(begin)

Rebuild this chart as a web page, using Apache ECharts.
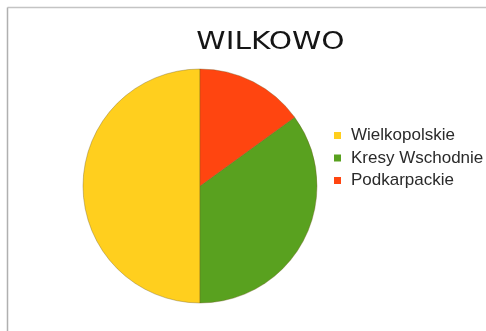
<!DOCTYPE html>
<html>
<head>
<meta charset="utf-8">
<script src="https://cdn.jsdelivr.net/npm/echarts@6/dist/echarts.min.js"></script>
<style>
  html, body { margin: 0; padding: 0; background: #fff; }
  #chart { width: 486px; height: 331px; }
</style>
</head>
<body>
<div id="chart"></div>
<script>
// Share of settlers in Wilkowo by region of origin
const titleText = 'WILKOWO';
const categories = ['Wielkopolskie', 'Kresy Wschodnie', 'Podkarpackie'];
const values = [10, 7, 3];
const colors = ['#FFCF1E', '#59A11F', '#FF4510'];

const chart = echarts.init(document.getElementById('chart'), null, { renderer: 'canvas' });

chart.setOption({
  backgroundColor: '#ffffff',
  animation: false,
  legend: {
    orient: 'vertical',
    left: 334,
    top: 127,
    padding: 0,
    itemWidth: 7,
    itemHeight: 7,
    itemGap: 5.5,
    icon: 'rect',
    itemStyle: { borderWidth: 0 },
    data: categories,
    textStyle: {
      fontFamily: 'Liberation Sans',
      fontSize: 17,
      lineHeight: 17,
      color: '#2a2a2a',
      padding: [0, 0, 0, 5]
    }
  },
  graphic: [
    { type: 'line', shape: { x1: 7.5, y1: 7.5, x2: 486, y2: 7.5 }, style: { stroke: '#c4c4c4', lineWidth: 1.5 } },
    { type: 'line', shape: { x1: 7.5, y1: 7.5, x2: 7.5, y2: 331 }, style: { stroke: '#b0b0b0', lineWidth: 1.5 } },
    {
      type: 'text',
      x: 270.5,
      y: 30,
      scaleX: 1.185,
      style: {
        text: titleText,
        font: '25px "DejaVu Sans"',
        fill: '#151515',
        textAlign: 'center',
        textVerticalAlign: 'top'
      }
    }
  ],
  series: [{
    type: 'pie',
    center: [200, 186],
    radius: 117,
    startAngle: 90,
    clockwise: false,
    label: { show: false },
    labelLine: { show: false },
    emphasis: { disabled: true },
    itemStyle: { borderColor: 'rgba(110,90,30,0.45)', borderWidth: 0.8 },
    data: categories.map((name, i) => ({
      name: name,
      value: values[i],
      itemStyle: { color: colors[i] }
    }))
  }]
});
</script>
</body>
</html>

(end)

Without including any picture, repeat the data exactly.

Rebuild this chart as a web page, using Apache ECharts.
<!DOCTYPE html>
<html>
<head>
<meta charset="utf-8">
<script src="https://cdn.jsdelivr.net/npm/echarts@6/dist/echarts.min.js"></script>
<style>
  html, body { margin: 0; padding: 0; background: #fff; }
  #chart { width: 486px; height: 331px; }
</style>
</head>
<body>
<div id="chart"></div>
<script>
// Share of settlers in Wilkowo by region of origin
const titleText = 'WILKOWO';
const categories = ['Wielkopolskie', 'Kresy Wschodnie', 'Podkarpackie'];
const values = [10, 7, 3];
const colors = ['#FFCF1E', '#59A11F', '#FF4510'];

const chart = echarts.init(document.getElementById('chart'), null, { renderer: 'canvas' });

chart.setOption({
  backgroundColor: '#ffffff',
  animation: false,
  legend: {
    orient: 'vertical',
    left: 334,
    top: 127,
    padding: 0,
    itemWidth: 7,
    itemHeight: 7,
    itemGap: 5.5,
    icon: 'rect',
    itemStyle: { borderWidth: 0 },
    data: categories,
    textStyle: {
      fontFamily: 'Liberation Sans',
      fontSize: 17,
      lineHeight: 17,
      color: '#2a2a2a',
      padding: [0, 0, 0, 5]
    }
  },
  graphic: [
    { type: 'line', shape: { x1: 7.5, y1: 7.5, x2: 486, y2: 7.5 }, style: { stroke: '#c4c4c4', lineWidth: 1.5 } },
    { type: 'line', shape: { x1: 7.5, y1: 7.5, x2: 7.5, y2: 331 }, style: { stroke: '#b0b0b0', lineWidth: 1.5 } },
    {
      type: 'text',
      x: 270.5,
      y: 30,
      scaleX: 1.185,
      style: {
        text: titleText,
        font: '25px "DejaVu Sans"',
        fill: '#151515',
        textAlign: 'center',
        textVerticalAlign: 'top'
      }
    }
  ],
  series: [{
    type: 'pie',
    center: [200, 186],
    radius: 117,
    startAngle: 90,
    clockwise: false,
    label: { show: false },
    labelLine: { show: false },
    emphasis: { disabled: true },
    itemStyle: { borderColor: 'rgba(110,90,30,0.45)', borderWidth: 0.8 },
    data: categories.map((name, i) => ({
      name: name,
      value: values[i],
      itemStyle: { color: colors[i] }
    }))
  }]
});
</script>
</body>
</html>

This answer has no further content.